A Message from Our Founder and CEO

Rabbi Yaacov Goodman
by Rabbi Yaacov Goodman, Founder and CEO of EPIC Family
Shalom u’vrachah,As we prepare for the chag of redemption at EPIC Family, we look back and are proud of the personal redemption that we have helped many families achieve. Whether it was struggling children, confused parents, or overwhelmed single parents, we view it as a zechus that we had a hand in their individual salvations.

We’re grateful that we have been able to make our parenting programs accessible internationally. Our Global Parenting Summit had thousands of participants from around the world! Stay tuned for details about our next Global Parenting Summit coming in May.

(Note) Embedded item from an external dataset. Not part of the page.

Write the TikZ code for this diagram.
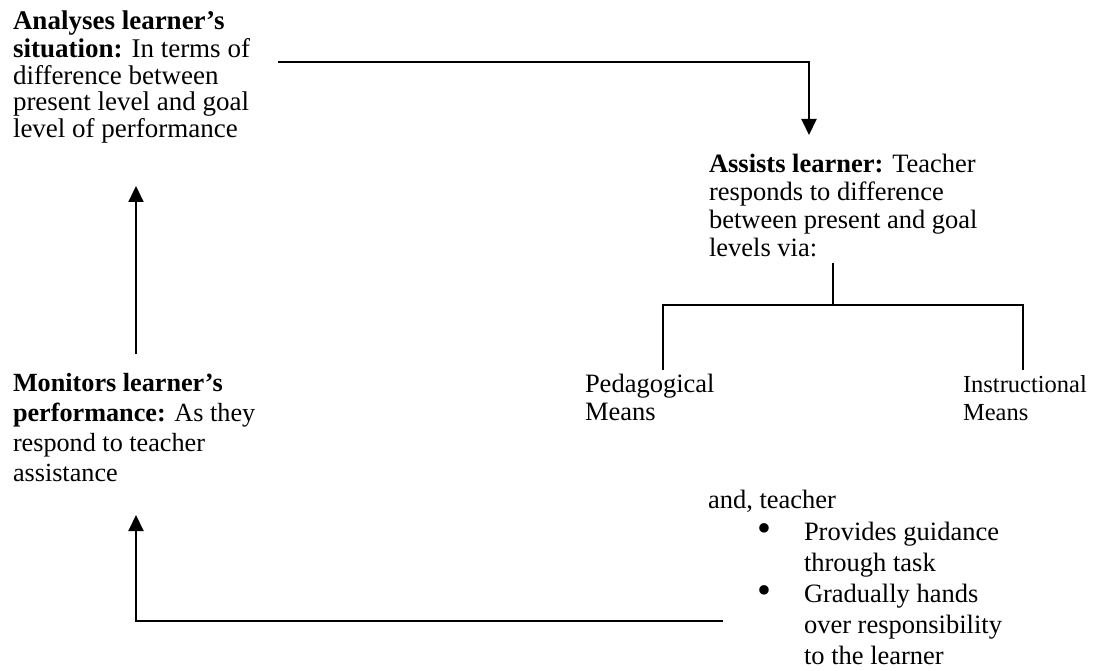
\documentclass[tikz,border=0pt]{standalone}
\usepackage{fontspec}
\setmainfont{Liberation Serif}
\usetikzlibrary{arrows.meta,calc}
\tikzset{
  txt/.style={inner sep=0pt, outer sep=0pt, anchor=base west, align=left},
  conn/.style={line width=2pt},
  arr/.style={conn, -{Triangle[width=15pt,length=16pt]}}
}
\newcommand{\fsA}{\fontsize{27}{26.8}\selectfont}
\newcommand{\fsB}{\fontsize{26.5}{28}\selectfont}
\newcommand{\fsI}{\fontsize{24.5}{28}\selectfont}
\newcommand{\fsC}{\fontsize{26.2}{30.3}\selectfont}
\newcommand{\fsD}{\fontsize{26.5}{31}\selectfont}
\newcommand{\bul}{\makebox[47pt][l]{\raisebox{-1.5pt}{\scalebox{1.5}{\textbullet}}}}
\begin{document}
\begin{tikzpicture}[x=1pt,y=-1pt]
\useasboundingbox (0,0) rectangle (1095,671);

\node[txt,font=\fsA] (ana) at (13,30) {\begin{tabular}[t]{@{}l@{}}
\textbf{Analyses learner’s}\\
\textbf{situation:} In terms of\\
difference between\\
present level and goal\\
level of performance\end{tabular}};

\node[txt,font=\fsB] (ass) at (709,173) {\begin{tabular}[t]{@{}l@{}}
\textbf{Assists learner:} Teacher\\
responds to difference\\
between present and goal\\
levels via:\end{tabular}};

\node[txt,font=\fsB] (ped) at (585,392) {\begin{tabular}[t]{@{}l@{}}
Pedagogical\\
Means\end{tabular}};

\node[txt,font=\fsI] (ins) at (963,392) {\begin{tabular}[t]{@{}l@{}}
Instructional\\
Means\end{tabular}};

\node[txt,font=\fsC] (mon) at (13,391) {\begin{tabular}[t]{@{}l@{}}
\textbf{Monitors learner’s}\\
\textbf{performance:} As they\\
respond to teacher\\
assistance\end{tabular}};

\node[txt,font=\fsD] (and) at (708,508) {and, teacher};

\node[txt,font=\fsD] (list) at (757,540) {\begin{tabular}[t]{@{}l@{}l@{}}
\bul & Provides guidance\\
 & through task\\
\bul & Gradually hands\\
 & over responsibility\\
 & to the learner\end{tabular}};

% top connector
\coordinate (tstart) at (278,62);
\draw[arr] (tstart) -| ($(ass.base west)+(100,-38)$);

% split
\coordinate (split) at (833,305);
\draw[conn] ($(ass.base west)+(124,90)$) -- (split);
\draw[conn] ($(ped.base west)+(78,-22)$) |- (split) -| ($(ins.base west)+(60,-22)$);

% left arrow
\draw[arr] ($(mon.base west)+(123,-37)$) -- ($(ana.base west)+(123,156)$);

% bottom connector
\coordinate (bend) at (723,621);
\draw[arr] (bend) -| ($(mon.base west)+(123,124)$);
\end{tikzpicture}
\end{document}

Our EPIC Family Shabbos of Empowerment and Inspiration has turned into an EPIC Week! Due to the demand of these events, we decided to hire two additional dedicated, talented staff members to help run them. It is an honor to welcome to Rabbi Eliyahu Cohen as executive director and Rabbi Shlomo Pinkus as director of global programing at EPIC Family.


Once again, we are preparing to sit down on Seder night surrounded by our children.

One of the memorable points of the evening is when the Haggadah instructs us to tell over the story of Yetzias Mitzrayim to the four types of sons. However, it describes them in a long-winded manner: “One of them is a chacham, one is a rasha, one is a tam, and one is she’einah yodei’a lishol.”

Why does the Haggadah find it necessary to say “one” before each son? Why not just state, “The Torah addresses four sons: the chacham, the rasha, the tam, and the she’einah yodei’a lishol”?

Perhaps the answer can be understood in light of the Maharal’s insight that the Haggadah isn’t telling us what to say to the four sons, but rather how to respond to them. We must explain to each child the lessons of Yetzias Mitzrayim in the way they will understand, so that it will become a part of them.

Therefore the Haggadah stresses, “Echad chacham, echad rasha, echad tam,” and so on. Each child needs his to be taught according to his ability and personality; there isn’t one answer for everyone. This is a lesson we must remember all year round when being mechanech our children: Each child requires their own tailormade chinuch.

I’ve heard in the name of gedolim that “a teacher shouldn’t teach Torah, but rather teach students.” Obviously, a teacher is teaching Torah, but he has to ensure that his students are learning the Torah he is teaching — by giving over the lessons in a way that suits them.

May we all rise to the challenge of reaching each child according to their capabilities, and see another strong link in our heritage until the coming of Mashiach, speedily in our days.